As regards FEM (Borrowing and Lending in Rupees) Regulations 2000 there are certain conditions on which NRI can give loan to relative in India - for example, tenure of loan cannot exceed 3 years, rate of interest cannot exceed 2% over bank rate and the money can be repaid into a NRO account only, and it becomes non repatriable out of India.
I request you to draw up a loan agreement in alignment of above, to comply with FEMA. Your parents need to return back the loan to you within 3 years from its issue, to comply with FEMA.
As regards Income Tax Act, if it is a loan, if there is any interest income from the loan, you need to offer it in your tax return. If your total income is below qualifying limit of INR 2.5 lacs, you do not need to file a return in India.
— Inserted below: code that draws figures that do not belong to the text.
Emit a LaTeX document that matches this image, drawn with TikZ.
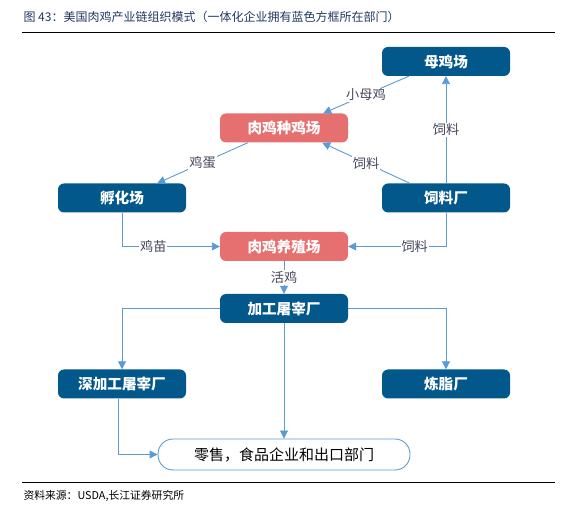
\documentclass[tikz,border=0pt]{standalone}
\usepackage{fontspec}
\setmainfont{Noto Sans CJK SC}
\usepackage{tikz}
\usetikzlibrary{arrows.meta, positioning}

\definecolor{farmblue}{HTML}{02578B}
\definecolor{farmred}{HTML}{E5706F}
\definecolor{linkblue}{HTML}{5B9BD5}
\definecolor{labelgray}{HTML}{44465E}
\definecolor{titleblue}{HTML}{1F3864}

\begin{document}
\begin{tikzpicture}[x=1pt, y=-1pt,
  dept/.style={rounded corners=6pt, fill=farmblue, text=white,
    font=\fontsize{14.6}{16}\selectfont\bfseries,
    minimum width=128pt, minimum height=29pt, inner sep=0pt},
  outside/.style={dept, fill=farmred},
  flow/.style={draw=linkblue, line width=0.9pt, -{Triangle[length=8pt, width=8pt]}},
  goods/.style={fill=white, text=labelgray, font=\fontsize{13.2}{15}\selectfont, inner sep=1pt}]
  \useasboundingbox (0,0) rectangle (568,510);

  % Title and rules
  \node[anchor=west, text=titleblue, font=\fontsize{12}{14}\selectfont] (title) at (20,17)
    {图 43：美国肉鸡产业链组织模式（一体化企业拥有蓝色方框所在部门）};
  \draw[line width=1pt] (22,33) -- (555,33);
  \draw[line width=1pt] (22,483) -- (555,483);
  \node[anchor=west, font=\fontsize{10.8}{12}\selectfont] (source) at (20,496)
    {资料来源：USDA,长江证券研究所};

  % Departments
  \node[dept] (hen) at (446,61.5) {母鸡场};
  \node[outside] (breeder) at (284,128) {肉鸡种鸡场};
  \node[dept] (feed) at (446,198) {饲料厂};
  \node[dept] (hatch) at (122,198) {孵化场};
  \node[outside] (grow) at (284,246.5) {肉鸡养殖场};
  \node[dept] (plant) at (284,308.5) {加工屠宰厂};
  \node[dept] (deep) at (122,384) {深加工屠宰厂};
  \node[dept] (render) at (446,384) {炼脂厂};
  \node[draw=linkblue, line width=0.9pt, fill=white, rounded corners=15pt,
    minimum width=252pt, minimum height=31pt, inner sep=0pt,
    font=\fontsize{15}{17}\selectfont] (retail) at (284,454.5)
    {零售，食品企业和出口部门};

  % Upper flows
  \draw[flow] ([xshift=27pt]hen.south west) -- ([xshift=-25pt]breeder.north east)
    node[goods, pos=0.5] {小母鸡};
  \draw[flow] (feed.north) -- (hen.south) node[goods, pos=0.5] {饲料};
  \draw[flow] ([xshift=28pt]feed.north west) -- ([xshift=-26pt]breeder.south east)
    node[goods, pos=0.5] {饲料};
  \draw[flow] ([xshift=28pt]breeder.south west) -- ([xshift=-29pt]hatch.north east)
    node[goods, pos=0.5] {鸡蛋};

  % Into the farm
  \draw[flow] (hatch.south) |- (grow.west) node[goods, pos=0.66] {鸡苗};
  \draw[flow] (feed.south) |- (grow.east) node[goods, pos=0.66] {饲料};
  \draw[flow] (grow.south) -- (plant.north) node[goods, pos=0.5] {活鸡};

  % Out of the plant
  \draw[flow] (plant.west) -| (deep.north);
  \draw[flow] (plant.east) -| (render.north);
  \draw[flow] (plant.south) -- (retail.north);
  \draw[flow] ([xshift=-4pt]deep.south) |- (retail.west);

\end{tikzpicture}
\end{document}
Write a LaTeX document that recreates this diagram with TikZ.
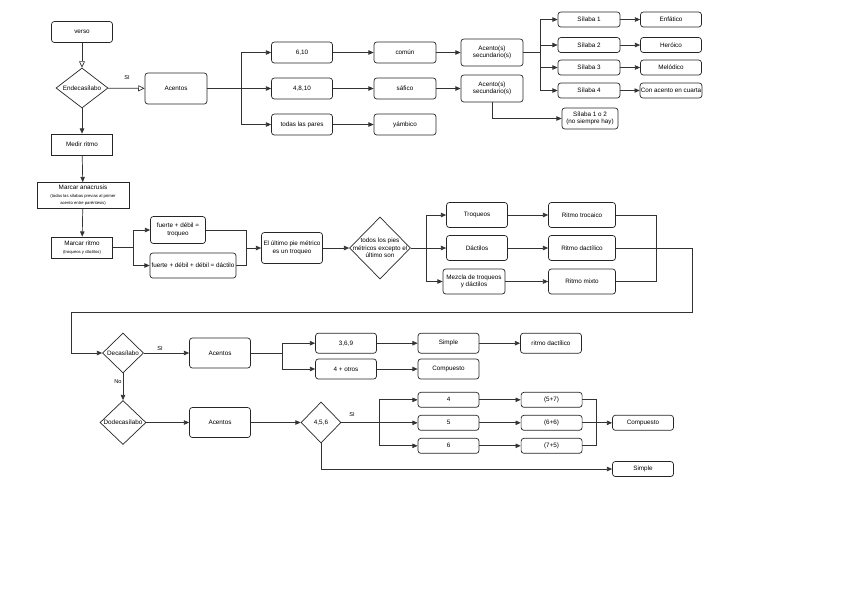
\documentclass[tikz,border=0pt]{standalone}
\usepackage{fontspec}
\setmainfont{Liberation Sans}
\usetikzlibrary{shapes.geometric, arrows.meta}
\newcommand{\notetxt}{\fontsize{3}{3.6}\selectfont}

\begin{document}
\begin{tikzpicture}[
  font=\fontsize{4.5}{5.4}\selectfont,
  line width=0.5pt,
  box/.style={draw=black!85, fill=white, rounded corners=2pt, align=center,
              minimum width=1.525cm, minimum height=0.525cm, inner sep=1pt},
  sq/.style={box, rounded corners=0pt},
  dec/.style={draw=black!85, fill=white, diamond, inner sep=0pt},
  ln/.style={draw=black!80},
  arr/.style={draw=black!80, -{Triangle[length=1.3mm, width=1.1mm]}},
  hollow/.style={draw=black!80, -{Triangle[open, length=1.6mm, width=1.5mm]}},
  lbl/.style={font=\fontsize{4}{5}\selectfont},
]
\useasboundingbox (0,0) rectangle (21.2,-15.025);

\node[box] (verso) at (2.05,-0.8) {verso};
\node[dec, minimum width=1.3cm, minimum height=1cm, label=center:Endecasílabo] (ende) at (2.05,-2.2) {};
\node[box, minimum width=1.55cm, minimum height=0.775cm] (acA) at (4.4,-2.2125) {Acentos};
\node[sq] (medir) at (2.05,-3.6125) {Medir ritmo};
\node[sq, minimum width=2.3cm, minimum height=0.65cm] (anac) at (2.075,-4.8875)
  {Marcar anacrusis\\\notetxt (todas las sílabas previas al primer\\\notetxt acento entre paréntesis)};
\node[sq] (ritmo) at (2.05,-6.1875) {Marcar ritmo\\\notetxt (troqueos y dáctilos)};
\node[box, minimum width=1.375cm, minimum height=0.675cm] (troq) at (4.45,-5.75) {fuerte + débil =\\troqueo};
\node[box, minimum width=2.15cm, minimum height=0.625cm] (dact) at (4.825,-6.6375) {fuerte + débil + débil = dáctilo};
\node[box, minimum height=0.775cm] (ultimo) at (7.3,-6.2) {El último pie métrico\\es un troqueo};
\node[dec, minimum width=1.525cm, minimum height=1.55cm,
  label={[align=center]center:todos los pies\\métricos excepto el\\último son}] (todos) at (9.5,-6.2) {};
\node[box, minimum height=0.625cm] (troqs) at (11.925,-5.375) {Troqueos};
\node[box, minimum height=0.625cm] (dacts) at (11.925,-6.2) {Dáctilos};
\node[box, minimum width=1.55cm, minimum height=0.625cm] (mezcla) at (11.85,-7.0375) {Mezcla de troqueos\\y dáctilos};
\node[box, minimum width=1.675cm, minimum height=0.625cm] (rtroc) at (14.55,-5.375) {Ritmo trocaico};
\node[box, minimum width=1.675cm, minimum height=0.625cm] (rdact) at (14.55,-6.2) {Ritmo dactílico};
\node[box, minimum width=1.675cm, minimum height=0.625cm] (rmixto) at (14.55,-7.0375) {Ritmo mixto};

\node[box] (p610) at (7.55,-1.3125) {6,10};
\node[box] (p4810) at (7.55,-2.2125) {4,8,10};
\node[box] (pares) at (7.55,-3.1125) {todas las pares};
\node[box, minimum width=1.55cm] (comun) at (10.125,-1.3125) {común};
\node[box, minimum width=1.55cm] (safico) at (10.125,-2.2125) {sáfico};
\node[box, minimum width=1.55cm] (yambico) at (10.125,-3.1125) {yámbico};
\node[box, minimum width=1.55cm, minimum height=0.675cm] (secA) at (12.3,-1.3125) {Acento(s)\\secundario(s)};
\node[box, minimum width=1.55cm, minimum height=0.675cm] (secB) at (12.3,-2.2125) {Acento(s)\\secundario(s)};
\node[box, minimum width=1.55cm, minimum height=0.375cm] (sil1) at (14.725,-0.4875) {Sílaba 1};
\node[box, minimum width=1.55cm, minimum height=0.375cm] (sil2) at (14.725,-1.125) {Sílaba 2};
\node[box, minimum width=1.55cm, minimum height=0.375cm] (sil3) at (14.725,-1.6875) {Sílaba 3};
\node[box, minimum width=1.55cm, minimum height=0.375cm] (sil4) at (14.725,-2.2625) {Sílaba 4};
\node[box, minimum height=0.375cm] (enf) at (16.775,-0.4875) {Enfático};
\node[box, minimum height=0.375cm] (hero) at (16.775,-1.125) {Heróico};
\node[box, minimum height=0.375cm] (melo) at (16.775,-1.6875) {Melódico};
\node[box, minimum height=0.375cm, inner sep=0.5pt] (cuarta) at (16.775,-2.2625) {Con acento en cuarta};
\node[box, minimum width=1.4cm] (sil12) at (14.75,-2.9625) {Sílaba 1 o 2\\(no siempre hay)};

\node[dec, minimum width=1.025cm, minimum height=1cm, label=center:Decasílabo] (deca) at (3.075,-8.825) {};
\node[box, minimum height=0.75cm] (acB) at (5.5,-8.825) {Acentos};
\node[box, minimum height=0.5cm] (p369) at (8.65,-8.58) {3,6,9};
\node[box, minimum height=0.5cm] (otros) at (8.65,-9.225) {4 + otros};
\node[box, minimum height=0.5cm] (simA) at (11.2125,-8.58) {Simple};
\node[box, minimum height=0.5cm] (compA) at (11.2125,-9.225) {Compuesto};
\node[box, minimum height=0.5cm] (rdB) at (13.775,-8.58) {ritmo dactílico};
\node[dec, minimum width=1.15cm, minimum height=1.1cm, label=center:Dodecasílabo] (dodeca) at (3.075,-10.5625) {};
\node[box, minimum height=0.75cm] (acC) at (5.5,-10.5625) {Acentos};
\node[dec, minimum width=1cm, minimum height=1.025cm, label={center:4,5,6}] (d456) at (8.025,-10.5625) {};
\node[box, minimum height=0.375cm] (b4) at (11.2125,-9.995) {4};
\node[box, minimum height=0.375cm] (b5) at (11.2125,-10.57) {5};
\node[box, minimum height=0.375cm] (b6) at (11.2125,-11.145) {6};
\node[box, minimum height=0.375cm] (b57) at (13.79,-9.995) {(5+7)};
\node[box, minimum height=0.375cm] (b66) at (13.79,-10.57) {(6+6)};
\node[box, minimum height=0.375cm] (b75) at (13.79,-11.145) {(7+5)};
\node[box, minimum height=0.375cm] (compB) at (16.075,-10.57) {Compuesto};
\node[box, minimum height=0.375cm] (simB) at (16.075,-11.725) {Simple};

\node[lbl] (si1) at (3.175,-1.95) {SI};
\node[lbl] (si2) at (4.0,-8.725) {SI};
\node[lbl] (lno) at (2.95,-9.54) {No};
\node[lbl] (si3) at (8.8,-10.375) {SI};

\coordinate (s1) at (6.04,-2.2125);
\coordinate (s2) at (13.52,-1.3125);
\coordinate (s3) at (3.325,-6.1875);
\coordinate (m1) at (6.16,-6.2);
\coordinate (s4) at (10.65,-6.2);
\coordinate (m2) at (16.42,-6.2);
\coordinate (c1) at (17.32,-7.82);
\coordinate (c2) at (1.79,-7.82);
\coordinate (s5) at (7.06,-8.825);
\coordinate (s6) at (9.48,-10.5625);
\coordinate (m3) at (14.92,-10.57);

\draw[hollow] (verso) -- (ende);
\draw[hollow] (ende) -- (acA);
\draw[arr] (ende) -- (medir);
\draw[arr] (medir) -- (anac);
\draw[arr] (anac) -- (ritmo);

\draw[ln] (acA) -- (s1);
\foreach \n in {p610, p4810, pares} \draw[arr] (s1) |- (\n);
\draw[arr] (p610) -- (comun);
\draw[arr] (p4810) -- (safico);
\draw[arr] (pares) -- (yambico);
\draw[arr] (comun) -- (secA);
\draw[arr] (safico) -- (secB);
\draw[ln] (secA) -- (s2);
\foreach \a/\b in {sil1/enf, sil2/hero, sil3/melo, sil4/cuarta} {
  \draw[arr] (s2) |- (\a);
  \draw[arr] (\a) -- (\b);
}
\draw[arr] (secB) |- (sil12);

\draw[ln] (ritmo) -- (s3);
\draw[arr] (s3) |- (troq);
\draw[arr] (s3) |- (dact);
\draw[ln] (troq) -| (m1);
\draw[ln] (dact) -| (m1);
\draw[arr] (m1) -- (ultimo);
\draw[arr] (ultimo) -- (todos);
\draw[ln] (todos) -- (s4);
\foreach \n in {troqs, dacts, mezcla} \draw[arr] (s4) |- (\n);
\draw[arr] (troqs) -- (rtroc);
\draw[arr] (dacts) -- (rdact);
\draw[arr] (mezcla) -- (rmixto);
\draw[ln] (rtroc) -| (m2);
\draw[ln] (rmixto) -| (m2);
\draw[arr] (rdact) -| (c1) -- (c2) |- (deca);

\draw[arr] (deca) -- (acB);
\draw[arr] (deca) -- (dodeca);
\draw[ln] (acB) -- (s5);
\draw[arr] (s5) |- (p369);
\draw[arr] (s5) |- (otros);
\draw[arr] (p369) -- (simA);
\draw[arr] (otros) -- (compA);
\draw[arr] (simA) -- (rdB);

\draw[arr] (dodeca) -- (acC);
\draw[arr] (acC) -- (d456);
\draw[ln] (d456) -- (s6);
\foreach \n in {b4, b5, b6} \draw[arr] (s6) |- (\n);
\draw[arr] (b4) -- (b57);
\draw[arr] (b5) -- (b66);
\draw[arr] (b6) -- (b75);
\draw[ln] (b57) -| (m3);
\draw[ln] (b75) -| (m3);
\draw[arr] (b66) -- (compB);
\draw[arr] (d456) |- (simB);
\end{tikzpicture}
\end{document}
Also note that any interest payment to you by your parents will require them to deduct 30.90% TDS u/s 195 of Income Tax Act, deposit TDS to government account in ITS 281 challan, file TDS return in Form 27Q and provide you Form 16B - you will have to claim this TDS by filing tax return.
Investment income can be continued to be shown by parents in their return.
No consequence under Benami Act if you execute a proper loan agreement and can provide documentaion for source of funds if asked by ITD.
In my view, a better way you could have done it is by way of GIFT. You could have just executed a simple gift deed on plain paper signifying intention to gift and acceptance by parents - that way, parents will not have obligation to return the money under FEMA and they can use it in whichever way they want.